Grinding on past woes achieved nothing. She needed a way forward.
Clarissa sighed and checked her watch. The committee had kept her until she’d been fifteen minutes late, now she was twenty. Senator Hunter and Rose Ramson would be waiting in the George’s penthouse suite where they always held their monthly dinner meeting.
She didn’t need the influence of the Chairman of the Senate Armed Services Committee, not anymore. Hunter had lost much of his power in his efforts to block the President’s Middle East Realignment Plan. MERP had voided billions of dollars of foreign arms sales for Hunter’s pet defense contractors and dropped his lobbying power to near zero.
To say that the contractors and the Saudis, among others, were livid about his inability to quash MERP, was a significant understatement. They’d all become much less friendly over these same three weeks since Clark’s death.
No, she hadn’t needed anything from Hunter since long before his fall from grace. Now there was a growing doubt that he’d manage to retain his Senate seat for a fifth six-year term at the next election. There were rumors—that she knew to be true—that both parties were vetting new candidates to replace the suddenly vulnerable Hunter Ramson. No longer the favored son.
What Clarissa needed tonight was the sharp mind of Washington’s top socialite, Rose Ramson, the so-called First Lady of DC. Perhaps so powerful in her own right that she could weather the storm of her husband’s fall.
Clarissa had once promised Rose the future Vice Presidency but, as hard as it was to accept, that was gone and they both knew it. The question now? Could Rose help her consolidate what power she did have? Clarissa would leave it up to Rose to name her price.
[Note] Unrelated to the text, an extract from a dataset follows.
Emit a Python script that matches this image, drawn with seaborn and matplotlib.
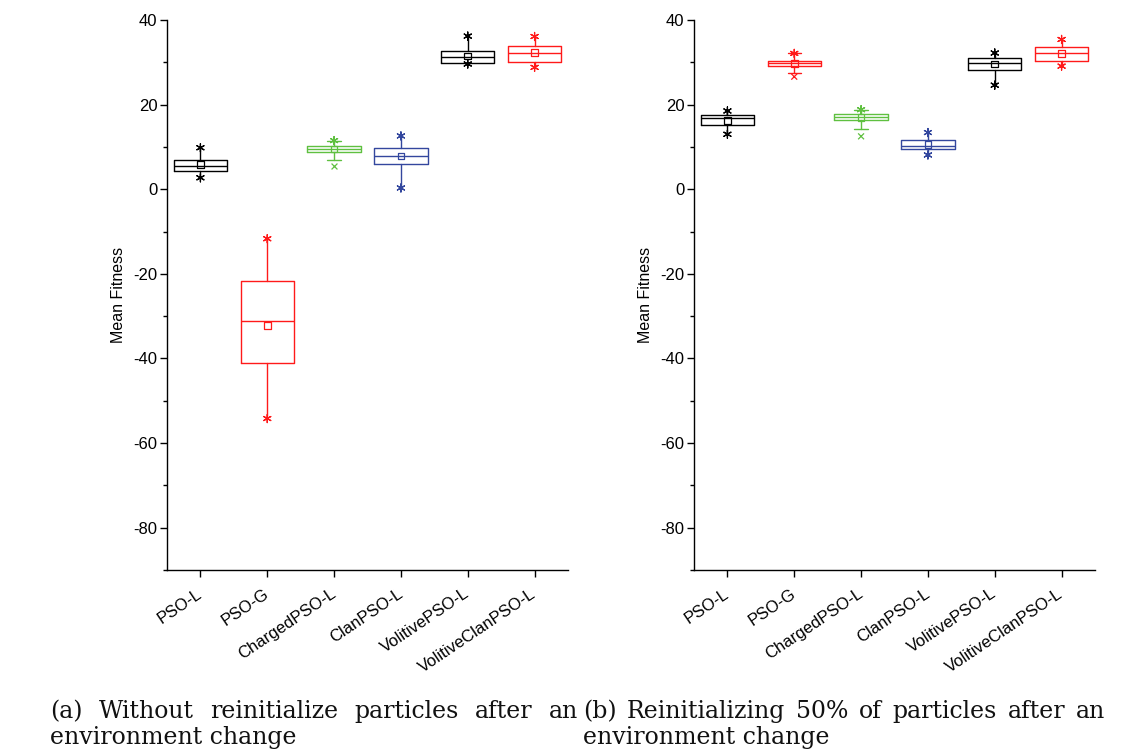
import matplotlib
matplotlib.use("Agg")
import matplotlib.pyplot as plt
import pandas as pd
import seaborn as sns
from matplotlib.ticker import MultipleLocator

# Data
methods = ['PSO-L', 'PSO-G', 'ChargedPSO-L', 'ClanPSO-L', 'VolitivePSO-L', 'VolitiveClanPSO-L']
colors = ['#000000', '#ff1a1a', '#5fc040', '#33479e', '#000000', '#ff1a1a']

# (a) without reinitialization
a_q1 = [4.4, -41.1, 8.75, 5.9, 29.9, 30.0]
a_med = [5.6, -31.2, 9.5, 7.8, 31.3, 32.1]
a_q3 = [6.8, -21.7, 10.2, 9.85, 32.6, 33.8]
a_mean = [5.8, -32.2, 9.5, 7.8, 31.5, 32.3]
a_whislo = [2.7, -54.2, 7.0, 0.3, 29.6, 28.8]
a_whishi = [9.8, -11.7, 11.5, 12.6, 36.2, 36.1]
a_min = [2.7, -54.2, 5.4, 0.3, 29.6, 28.8]

# (b) reinitializing 50% of particles
b_q1 = [15.1, 29.1, 16.3, 9.4, 28.1, 30.4]
b_med = [16.8, 29.9, 17.1, 10.2, 29.8, 32.3]
b_q3 = [17.5, 30.3, 17.9, 11.7, 31.0, 33.6]
b_mean = [16.3, 29.7, 16.9, 10.6, 29.6, 32.1]
b_whislo = [13.0, 27.4, 14.3, 8.1, 24.6, 29.1]
b_whishi = [18.5, 32.1, 18.8, 13.4, 32.2, 35.4]
b_min = [13.0, 26.6, 12.5, 8.1, 24.6, 29.1]

caption_a = ['(a) Without reinitialize particles after an', 'environment change']
caption_b = ['(b) Reinitializing 50% of particles after an', 'environment change']

sns.set_theme(style='ticks')
plt.rcParams['font.family'] = ['Liberation Sans', 'DejaVu Sans']
plt.rcParams['axes.unicode_minus'] = False
plt.rcParams['text.color'] = 'black'
plt.rcParams['axes.labelcolor'] = 'black'
plt.rcParams['xtick.color'] = 'black'
plt.rcParams['ytick.color'] = 'black'

W, H = 1145, 756
fig = plt.figure(figsize=(W / 100, H / 100), dpi=100)
star = (6, 2, 0)


def draw_panel(ax, q1, med, q3, mean, whislo, whishi, mins):
    pos = list(range(1, len(methods) + 1))
    # boxes from summary statistics, one per colour
    for i, p in enumerate(pos):
        c = colors[i]
        stats = [dict(q1=q1[i], med=med[i], q3=q3[i], whislo=whislo[i], whishi=whishi[i], fliers=[])]
        lp = dict(color=c, linewidth=1.0)
        ax.bxp(stats, positions=[p], widths=0.8, showcaps=mins[i] < whislo[i],
               boxprops=lp, medianprops=lp, whiskerprops=lp,
               capprops=dict(color=c, linewidth=1.0), capwidths=0.2, manage_ticks=False)

    df = pd.DataFrame({'pos': pos, 'method': methods, 'mean': mean,
                       'hi': whishi, 'lo': whislo, 'min': mins})
    pal = dict(zip(methods, colors))

    # mean squares
    sns.scatterplot(data=df, x='pos', y='mean', hue='method', palette=pal, marker='s',
                    s=22, legend=False, ax=ax, zorder=5)
    coll = ax.collections[-1]
    coll.set_edgecolors(coll.get_facecolors())
    coll.set_facecolors('none')
    coll.set_linewidth(0.9)

    # max / min stars
    sns.scatterplot(data=df, x='pos', y='hi', hue='method', palette=pal, marker=star,
                    s=34, linewidth=0.9, legend=False, ax=ax, zorder=5)
    low = df[df['min'] >= df['lo']]
    sns.scatterplot(data=low, x='pos', y='min', hue='method', palette=pal, marker=star,
                    s=34, linewidth=0.9, legend=False, ax=ax, zorder=5)
    out = df[df['min'] < df['lo']]
    sns.scatterplot(data=out, x='pos', y='min', hue='method', palette=pal, marker='x',
                    s=18, linewidth=0.9, legend=False, ax=ax, zorder=5)

    ax.set_xlim(0.5, 6.5)
    ax.set_ylim(-90, 40)
    ax.yaxis.set_major_locator(MultipleLocator(20))
    ax.yaxis.set_minor_locator(MultipleLocator(10))
    ax.set_xticks(pos)
    ax.set_xticklabels(methods, rotation=34, ha='right', va='center', rotation_mode='anchor',
                       fontsize=12)
    ax.tick_params(axis='y', labelsize=12, length=5, width=1, color='black', pad=2)
    ax.tick_params(axis='y', which='minor', length=3, width=1, color='black', left=True)
    ax.tick_params(axis='x', length=5, width=1, color='black', pad=11)
    ax.set_xlabel('')
    ax.set_ylabel('Mean Fitness', fontsize=11.5, labelpad=5)
    for s in ['left', 'bottom']:
        ax.spines[s].set_color('black')
        ax.spines[s].set_linewidth(1.0)
    sns.despine(ax=ax)


ax_a = fig.add_axes([167 / W, 1 - 570 / H, 401 / W, 550 / H])
ax_b = fig.add_axes([694 / W, 1 - 570 / H, 401 / W, 550 / H])
draw_panel(ax_a, a_q1, a_med, a_q3, a_mean, a_whislo, a_whishi, a_min)
draw_panel(ax_b, b_q1, b_med, b_q3, b_mean, b_whislo, b_whishi, b_min)


def justify(line, x0, x1, y, **kw):
    words = line.split(' ')
    texts = [fig.text(0, 1 - y / H, w, va='baseline', **kw) for w in words]
    r = fig.canvas.get_renderer()
    widths = [t.get_window_extent(r).width for t in texts]
    gap = (x1 - x0 - sum(widths)) / (len(words) - 1)
    x = x0
    for t, w in zip(texts, widths):
        t.set_x(x / W)
        x += w + gap


cap_kw = dict(family=['DejaVu Serif'], fontsize=17, color='#111111')
fig.canvas.draw()
justify(caption_a[0], 50, 578, 718, **cap_kw)
fig.text(50 / W, 1 - 744 / H, caption_a[1], va='baseline', **cap_kw)
justify(caption_b[0], 583, 1105, 718, **cap_kw)
fig.text(583 / W, 1 - 744 / H, caption_b[1], va='baseline', **cap_kw)

fig.savefig('out.png', dpi=100, facecolor='white')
Sadly, Clarissa suspected that her scattered thou
ghts wouldn’t become any more coherent than they were at this moment.
“Let’s get this done already,” she finally told the driver.
Pedestrians had stopped in the narrow slice of crosswalk at the front of the car. They were gawking and pointing at something behind her.
The driver checked his side mirror—ducking low to look upward. He didn’t look away.
Clarissa turned to look out the rear window.
Instead of a big truck blocking the lane, she spotted a jet, a black blot on an achingly deep blue evening sky. Weaving around the Capitol Dome as if the Statue of Freedom was the marker post for Turn Four in a horse race. It sped toward them—where no planes were ever supposed to be.
Downtown DC was the most protected no-fly zone in the country.
An idiot, hoping to be in tomorrow’s headlines for buzzing DC, had swooped between the Capitol and the Supreme Court Building, and was now carving a hard turn at Columbus Circle above Union Station.
Heading for the White House? If both President Cole and future-VP Feldman were there, and it all went wrong… Well, the Speaker of the House, who was next in line, was a ridiculous progressive and had no love for the CIA, making him hard to leverage.
It was a sleek C-20C Gulfstream III painted in United States of America blue-and-white.
“Damn, they’re low,” her driver spoke for the first time since leaving the Capitol Building.
They were.
In fact, they were so low that—
The plane passed close overhead as it flew into the narrow slot of E Street Northwest, which was barely wider than its wingspan.
Below the tops of the buildings.
Was the pilot out to kill himself?
The sonic lash of its jet engines reverberated along the brick-and-glass canyon. The wind of its passage slammed into them hard enough to shake her Cadillac Escalade SUV despite the extra weight of the Class VI up-armor and thick bulletproof glass.